Solutions of $\lfloor 4x\rfloor+\lfloor 3x\rfloor=1$

Question

Find all solutions of $$\lfloor 4x\rfloor+\lfloor 3x\rfloor=1$$

I have no idea as to how to go about this question. I would be grateful if somebody would please show me how to solve such questions.

Many thanks!

Answer 1

If $x\le0$, then the LHS is non-positive.

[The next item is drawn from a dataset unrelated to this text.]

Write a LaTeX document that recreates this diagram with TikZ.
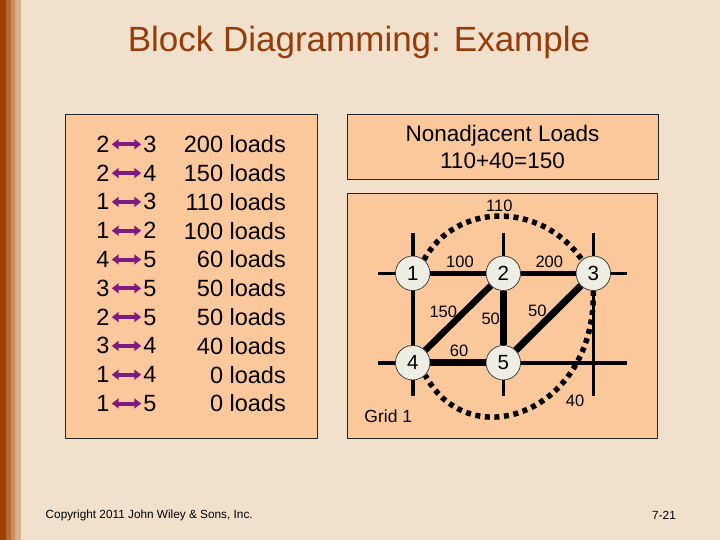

So $x$ has to be positive. Since both terms on the LHS are integers with $\lfloor 3x\rfloor\le \lfloor 4x\rfloor$, we have $$\lfloor 4x\rfloor=1\quad \text{and}\quad \lfloor 3x\rfloor =0$$ from which $\color{red}{1/4\le x\lt 1/3}$ follows.

Answer 2

Hint: $$\lfloor4x \rfloor+\lfloor3x \rfloor=1$$ $$4x-1<\lfloor4x \rfloor\le4x$$ $$3x-1<\lfloor3x \rfloor\le3x$$ Then $$3x+4x-2<\lfloor4x \rfloor+\lfloor3x \rfloor\le3x+4x$$ $$7x-2\le1<7x$$ $$\frac 17< x\le\frac37$$

Case 1) $\frac 17< x<\frac14$

Case 2) $\frac 14\le x<\frac13$

Case 3) $\frac 13\le x<\frac37$

Answer: $$\frac 14\le x<\frac13$$

Answer 3

Let $a+b=1$ where $a,b\in \Bbb{Z}$.

Note if $x <0$ then $\lfloor 3x\rfloor<0$ and likewise with $4x$. So $a,b\geq 0$.

So the equation boils down to $a=1$ and $b=0$ or vice versa. Note that $\lfloor 4x\rfloor\geq \lfloor 3x\rfloor$ so you need to find $x$ so that $\lfloor 3x\rfloor=0$ and $ \lfloor 4x \rfloor = 1$.

You want $0<3x<1$ and $1\leq 4x< 2$. That is, $1/4 \leq x < 1/3$.